The tax relief you can get depends on your tax rate
Your tax relief depends on how much you pay in, and your highest marginal rate of income tax.
For example, if you are a nil or basic rate taxpayer, for every £100 you put into your pension, you will get £25 tax relief giving a total contribution of £125 – the rate of tax relief works out as 20% (20% of £125 = £25).
Higher and additional rate taxpayers can claim back additional tax relief via self-assessment if they are paying into a personal pension or a group personal pension.
Make sure that you include pension contributions when you file your self-assessment return each year.
If you have a workplace pension, you’re probably already getting tax relief
Most occupational pension schemes deduct contributions from gross earnings. If you are in one of these schemes, you'll automatically receive all the tax relief you are due up front. One or two exceptions to this rule, such as the government’s National Employment Savings Trust (Nest), deduct contributions from net earnings just like personal pensions.
If you're unsure how you get tax relief for your workplace pension, ask your employer.

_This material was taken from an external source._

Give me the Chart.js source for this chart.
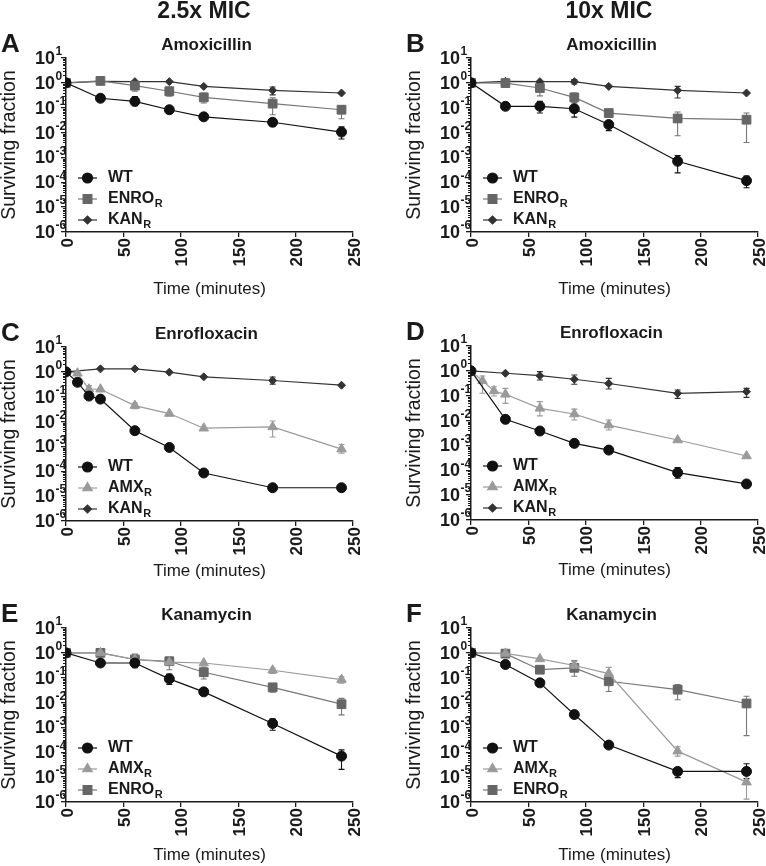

You can pay up to £40,000 into a pension in any tax year
The annual limit for pension contributions within any one tax-year is £40,000. This cap applies to the total of your own contributions and employer contributions paid on your behalf. Within the £40,000 limit, you are allowed to pay personal contributions up to the higher of 100% of your earnings or £3,600 (£2,880 net of basic rate tax relief), so bear this in mind if you do not receive contributions from your employer.
This maximum can be lower if you’ve already taken some of your pension
People aged 55 and over who have accessed their pension flexibly – generally defined as having taken some taxable income - have a lower annual allowance of just £4,000 instead of £40,000. The lower annual allowance does not apply if:
- You only draw out your tax-free lump and not a penny more;
- You were already taking ‘capped drawdown’, which you started doing before 6 April 2015;
- You bought an annuity with your pension savings rather than taking income withdrawals; or
- You cashed in your whole pension pot of £10,000 or less as a small lump sum on up to three occasions
You can carry forward your annual pension allowance
Those who have not used all their annual allowance for previous years can carry forward unused annual allowance from the previous three tax years. For 2018/19, these would be 2015/16, 2016/17 and 2017/18. For 2016/17 and 2017/18 the annual allowance was £40,000. The annual allowance for 2015/16 can vary, but for most people will also be £40,000.
To carry forward unused annual allowance from a tax year, you must have been a member of a registered pension at some point in that tax year. People who have been a member of such a scheme in each of the last three tax years, but have had no pension contributions paid, could potentially put in £160,000 this year.
To get tax relief on such a high personal contributions in one tax-year, you would have to have earnings to justify that contributions; or, more likely, the contributions are paid by your employer.
If you’re a high earner – get professional advice
If you earn more than £110,000 (excluding the value of any pension contributions paid by you or on your behalf) and more than £150,000 (including the value of any pension contributions paid by you or on your behalf), the annual allowance is restricted to as little as £10,000 for those with ‘adjusted income’ of £210,000.
If your income is above £110,000 and you plan to put in large pension contributions, it probably makes sense to get financial advice, as the rules for high earners are complicated.